CLEVELAND-- Cleveland Police brass delivered the most comprehensive discussion of security plans before Cleveland Council's Safety Committee.

With Donald Trump's warning of possible riots, fears of terrorism and protest groups vowing to demonstrate in the streets of Cleveland, security is a prime concern.

The department outlined an ambitious agenda, claiming they will offer increased greater-than-normal protection in the neighborhoods, at the same time they are securing Downtown for the Republican National Convention.

Deputy Chief Ed Tomba, who oversees RNC police plans, said there will be "challenges," but the department believes it's ready.

"This is a 96-hour span in our city, and we feel our plans for the neighborhoods is very solid, and our plans for the convention and everything around it is coming into focus," Tomba said.

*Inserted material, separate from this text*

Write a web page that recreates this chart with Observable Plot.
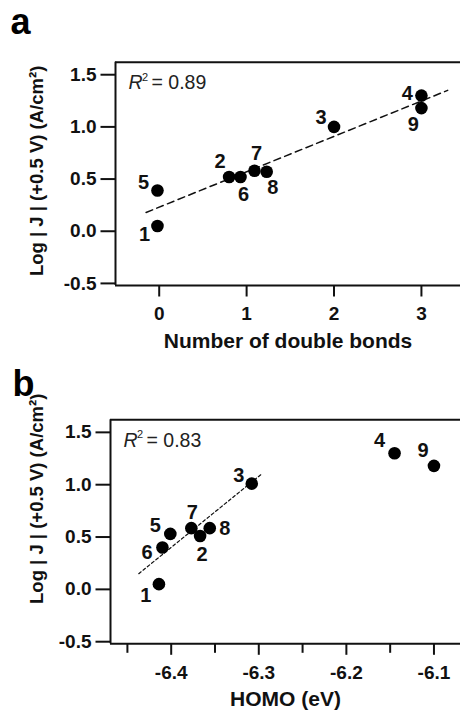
<!DOCTYPE html>
<html><head><meta charset="utf-8">
<script src="https://cdn.jsdelivr.net/npm/d3@7"></script>
<script src="https://cdn.jsdelivr.net/npm/@observablehq/plot@0.6"></script>
<style>
body{margin:0;background:#fff;}
#chart{width:460px;height:711px;overflow:hidden;}
#chart svg{display:block;}
</style>
</head><body><div id="chart"></div>
<script>
// ---- data ----
const compounds = ["1","2","3","4","5","6","7","8","9"];
const doubleBonds = [-0.02, 0.80, 2.00, 3.00, -0.02, 0.93, 1.09, 1.23, 3.00];
const logJA = [0.05, 0.52, 1.00, 1.30, 0.39, 0.52, 0.58, 0.57, 1.18];
const homo = [-6.414, -6.367, -6.308, -6.145, -6.401, -6.410, -6.377, -6.356, -6.100];
const logJB = [0.05, 0.51, 1.01, 1.30, 0.53, 0.40, 0.585, 0.585, 1.18];
const fitAX = [-0.15, 3.30], fitAY = [0.18, 1.35];
const fitBX = [-6.437, -6.297], fitBY = [0.15, 1.10];
const yTicks = [-0.5, 0.0, 0.5, 1.0, 1.5];
const xTicksA = [0, 1, 2, 3];
const xTicksB = [-6.4, -6.3, -6.2, -6.1];
const xMinorB = [-6.45, -6.35, -6.25, -6.15];
const r2A = "0.89", r2B = "0.83";
const yTitle = "Log | J | (+0.5 V) (A/cm²)";
const xTitleA = "Number of double bonds";
const xTitleB = "HOMO (eV)";

const FONT = "'Liberation Sans', Arial, Helvetica, sans-serif";
const fmt1 = d => d.toFixed(1);

const labelOffA = {1:[-13,9],5:[-14,-8],2:[-9,-15],6:[3,18],7:[2,-17],8:[6,16],3:[-13,-9],4:[-14,-2],9:[-8,16]};
const labelOffB = {1:[-13,11],6:[-15.5,5],5:[-15,-8],7:[1,-16],2:[2,19],8:[15,0],3:[-13,-8],4:[-15,-13],9:[-11,-15]};

// custom tick symbols (line segments drawn outward from the axis)
const tickSym = (dx, dy) => ({draw(ctx) { ctx.moveTo(0, 0); ctx.lineTo(dx, dy); }});

function panel(cfg) {
  const pts = compounds.map((c, i) => ({c, x: cfg.xs[i], y: cfg.ys[i]}));
  const fit = cfg.fitX.map((x, i) => ({x, y: cfg.fitY[i]}));
  const [x0] = cfg.xDomain, [y0, y1] = cfg.yDomain;
  const marks = [
    Plot.ruleY([y1], {stroke: "#111", strokeWidth: 2}),
    Plot.ruleX([x0], {stroke: "#111", strokeWidth: 2}),
    Plot.ruleY([y0], {stroke: "#111", strokeWidth: 2}),
    // y ticks + labels
    Plot.dot(yTicks, {x: () => x0, y: d => d, symbol: tickSym(-15, 0), fill: "none", stroke: "#111", strokeWidth: 2}),
    Plot.text(yTicks, {x: () => x0, y: d => d, text: fmt1, dx: -19, textAnchor: "end", lineAnchor: "middle", fontSize: 19, fontWeight: "bold", fill: "#111"}),
    // x ticks + labels
    Plot.dot(cfg.xTicks, {x: d => d, y: () => y0, symbol: tickSym(0, 11), fill: "none", stroke: "#111", strokeWidth: 2}),
    Plot.text(cfg.xTicks, {x: d => d, y: () => y0, text: cfg.xFormat, dy: cfg.xLabDy, textAnchor: "middle", lineAnchor: "middle", fontSize: 19, fontWeight: "bold", fill: "#111"}),
    Plot.line(fit, {x: "x", y: "y", stroke: "#111", strokeWidth: cfg.dashW, strokeDasharray: cfg.dash}),
    Plot.dot(pts, {x: "x", y: "y", r: 6.3, fill: "#000", stroke: "none"}),
    ...pts.map(p => Plot.text([p], {x: "x", y: "y", text: "c", dx: cfg.off[p.c][0], dy: cfg.off[p.c][1], fontSize: 20, fontWeight: "bold", textAnchor: "middle", lineAnchor: "middle", fill: "#111"})),
    // R² annotation
    Plot.text(["R"], {frameAnchor: "top-left", text: d => d, dx: 13, dy: 21, lineAnchor: "middle", textAnchor: "start", fontSize: 19.5, fontStyle: "italic", fontWeight: "normal", fill: "#222"}),
    Plot.text(["2"], {frameAnchor: "top-left", text: d => d, dx: 26.5, dy: 15, lineAnchor: "middle", textAnchor: "start", fontSize: 11, fontWeight: "normal", fill: "#222"}),
    Plot.text([cfg.r2], {frameAnchor: "top-left", text: d => "= " + d, dx: 36, dy: 21, lineAnchor: "middle", textAnchor: "start", fontSize: 19.5, fontWeight: "normal", fill: "#222"}),
    // axis titles
    Plot.text([cfg.xTitle], {frameAnchor: "bottom", text: d => d, dy: cfg.xTitleDy, lineAnchor: "middle", fontSize: 21, fontWeight: "bold", fill: "#111"}),
    Plot.text([yTitle], {frameAnchor: "left", text: d => d, dx: cfg.yTitleDx, dy: cfg.yTitleDy, rotate: -90, lineAnchor: "middle", textAnchor: "middle", fontSize: 18.5, fontWeight: "bold", fill: "#111"}),
    // panel letter
    Plot.text([cfg.letter], {frameAnchor: "top-left", text: d => d, dx: cfg.letterDx, dy: cfg.letterDy, lineAnchor: "bottom", textAnchor: "start", fontSize: 36, fontWeight: "bold", fill: "#000"})
  ];
  if (cfg.minor) marks.push(Plot.dot(cfg.minor, {x: d => d, y: () => y0, symbol: tickSym(0, 9), fill: "none", stroke: "#111", strokeWidth: 2}));
  return Plot.plot({
    width: 460, height: cfg.height,
    marginLeft: cfg.ml, marginRight: 0, marginTop: cfg.mt, marginBottom: cfg.mb,
    style: {fontFamily: FONT, color: "#111", background: "#fff", overflow: "visible"},
    x: {domain: cfg.xDomain, axis: null},
    y: {domain: cfg.yDomain, axis: null},
    marks
  });
}

const A = panel({
  xs: doubleBonds, ys: logJA, fitX: fitAX, fitY: fitAY,
  xDomain: [-0.5, 3.447], yDomain: [-0.52, 1.62],
  xTicks: xTicksA, xFormat: d => String(d), xLabDy: 28,
  dash: "7,4.5", dashW: 1.5, off: labelOffA, r2: r2A,
  xTitle: xTitleA, xTitleDy: 56, yTitleDx: -78, yTitleDy: -3,
  letter: "a", letterDx: -105, letterDy: -28,
  height: 357, ml: 115, mt: 61.7, mb: 72
});
const B = panel({
  xs: homo, ys: logJB, fitX: fitBX, fitY: fitBY,
  xDomain: [-6.4693, -6.0697], yDomain: [-0.52, 1.62],
  xTicks: xTicksB, xFormat: d => d.toFixed(1), xLabDy: 29, minor: xMinorB,
  dash: "3,2.5", dashW: 1.2, off: labelOffB, r2: r2B,
  xTitle: xTitleB, xTitleDy: 55, yTitleDx: -73, yTitleDy: -33,
  letter: "b", letterDx: -98, letterDy: -24,
  height: 354, ml: 110, mt: 62.3, mb: 67.7
});
document.getElementById("chart").append(A, B);
</script>
</body></html>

Police brass said they attended the recent nuclear summit in Washington D.C. to se how police handled security for the event, which was attended by lots of heavyweights and dignitaries from around the world.

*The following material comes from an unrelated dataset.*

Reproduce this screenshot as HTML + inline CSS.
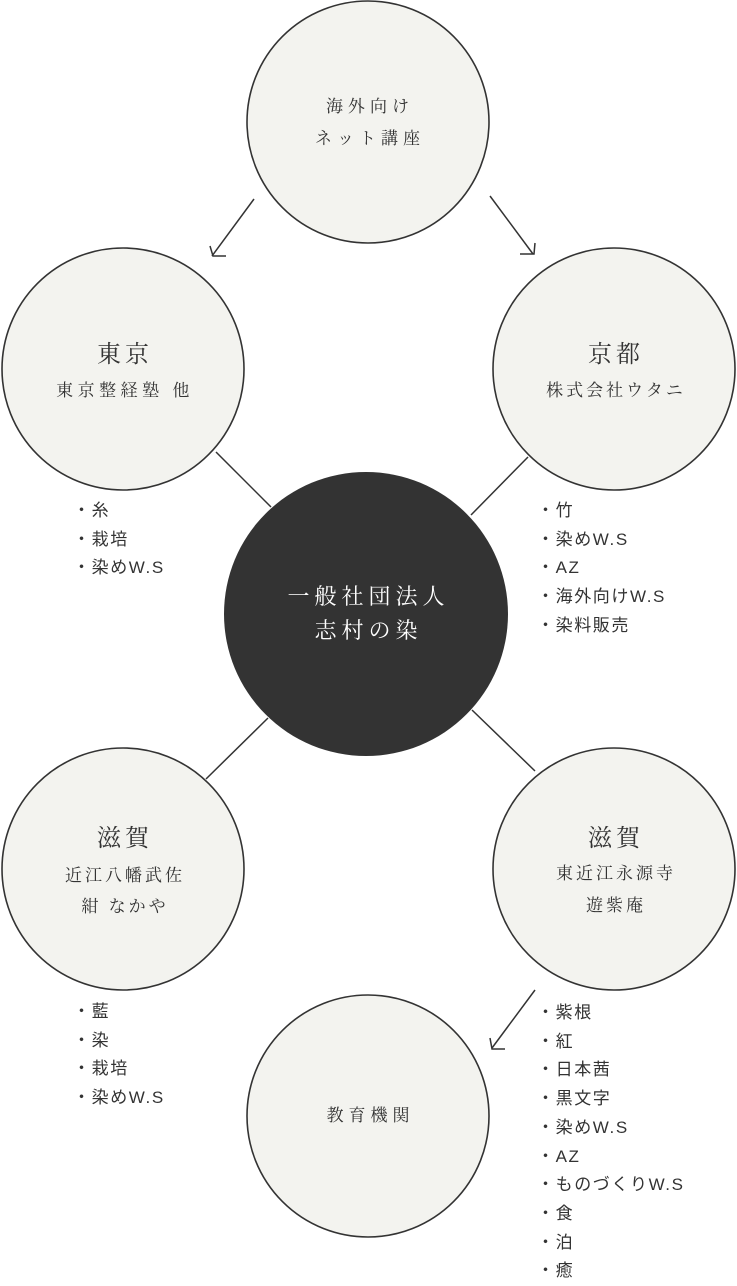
<!DOCTYPE html>
<html><head><meta charset="utf-8"><style>
body{margin:0;width:737px;height:1280px;background:#fff;overflow:hidden;position:relative}
svg{position:absolute;left:0;top:0}
.t{position:absolute;text-align:center;font-family:"Liberation Serif","Noto Serif CJK JP",serif;color:#333;white-space:nowrap;letter-spacing:4px}
.l{position:absolute;font-family:"Liberation Sans","Noto Sans CJK JP",sans-serif;font-size:17px;color:#333;line-height:28.7px;letter-spacing:1.6px}
</style></head><body>
<svg width="737" height="1280">
<g stroke="#333" stroke-width="1.6" fill="#f3f3ef">
<circle cx="368" cy="122" r="121"/>
<circle cx="123" cy="369" r="121"/>
<circle cx="614" cy="369" r="121"/>
<circle cx="123" cy="869" r="121"/>
<circle cx="614" cy="869" r="121"/>
<circle cx="368" cy="1116" r="121"/>
</g>
<circle cx="366" cy="614" r="142" fill="#333"/>
<g stroke="#333" stroke-width="1.5" fill="none">
<line x1="216" y1="452" x2="271" y2="507"/>
<line x1="528" y1="457" x2="471" y2="515"/>
<line x1="268" y1="718" x2="206" y2="779"/>
<line x1="472" y1="710" x2="535" y2="771"/>
<line x1="254" y1="199" x2="212" y2="256"/>
<polyline points="210,246 213,256 226,256"/>
<line x1="490" y1="196" x2="533" y2="254"/>
<polyline points="520,254 534,254 535,243"/>
<line x1="535" y1="990" x2="492" y2="1048"/>
<polyline points="490,1038 492,1049 505,1049"/>
</g>
</svg>
<div class="t" style="left:268px;width:204px;top:91px;font-size:17px;line-height:32px;letter-spacing:5px">海外向け<br>ネット講座</div>
<div class="t" style="left:23px;width:204px;top:334px;font-size:24px">東京</div>
<div class="t" style="left:23px;width:204px;top:376px;font-size:17px;letter-spacing:4.5px">東京整経塾 他</div>
<div class="t" style="left:514px;width:204px;top:334px;font-size:24px">京都</div>
<div class="t" style="left:514px;width:204px;top:376px;font-size:17px;letter-spacing:3px">株式会社ウタニ</div>
<div class="t" style="left:266px;width:205px;top:580px;font-size:22px;line-height:34px;color:#fff;letter-spacing:5px">一般社団法人<br>志村の染</div>
<div class="t" style="left:23px;width:204px;top:818px;font-size:24px">滋賀</div>
<div class="t" style="left:23px;width:204px;top:860px;font-size:17px;line-height:31px;letter-spacing:3px">近江八幡武佐<br>紺 なかや</div>
<div class="t" style="left:514px;width:204px;top:818px;font-size:24px">滋賀</div>
<div class="t" style="left:514px;width:204px;top:858px;font-size:17px;line-height:32px;letter-spacing:3px">東近江永源寺<br>遊紫庵</div>
<div class="t" style="left:268px;width:205px;top:1101px;font-size:17px;letter-spacing:5px">教育機関</div>
<div class="l" style="left:73px;top:497px">・糸<br>・栽培<br>・染めW.S</div>
<div class="l" style="left:537px;top:497px">・竹<br>・染めW.S<br>・AZ<br>・海外向けW.S<br>・染料販売</div>
<div class="l" style="left:73px;top:998px">・藍<br>・染<br>・栽培<br>・染めW.S</div>
<div class="l" style="left:537px;top:999px">・紫根<br>・紅<br>・日本茜<br>・黒文字<br>・染めW.S<br>・AZ<br>・ものづくりW.S<br>・食<br>・泊<br>・癒</div>
</body></html>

No officers will be allowed on vacations during the convention. Officers will work 12-hour days, giving the department a hoped-for 115 percent of its normal manpower.

Both Tomba and Chief Calvin Williams said the department is not "militarizing" itself for the future with equipment being purchased with part of a $50 million federal grant.

"We're not purchasing nerve gas. We're not purchasing tanks or anything to make it look like an occupied city or occupied force," Tomba explained.

He added that other perhaps borrowed equipment would be ready elsewhere in the city just in case.

There were no specifics on whether the department has lined up enough officers from other Northeast Ohio departments or outside the state.

Steve King, head of RNC Committee on arrangements, predicted that city police and the Secret Service "will provide a safe environment for the community to have a fun and safe Republican Convention."

Wednesday the city approved spending almost $600,000 for new bicycles and other gear and material.

Police say the department plans to have an enhanced bike patrol operation after the convention leaves.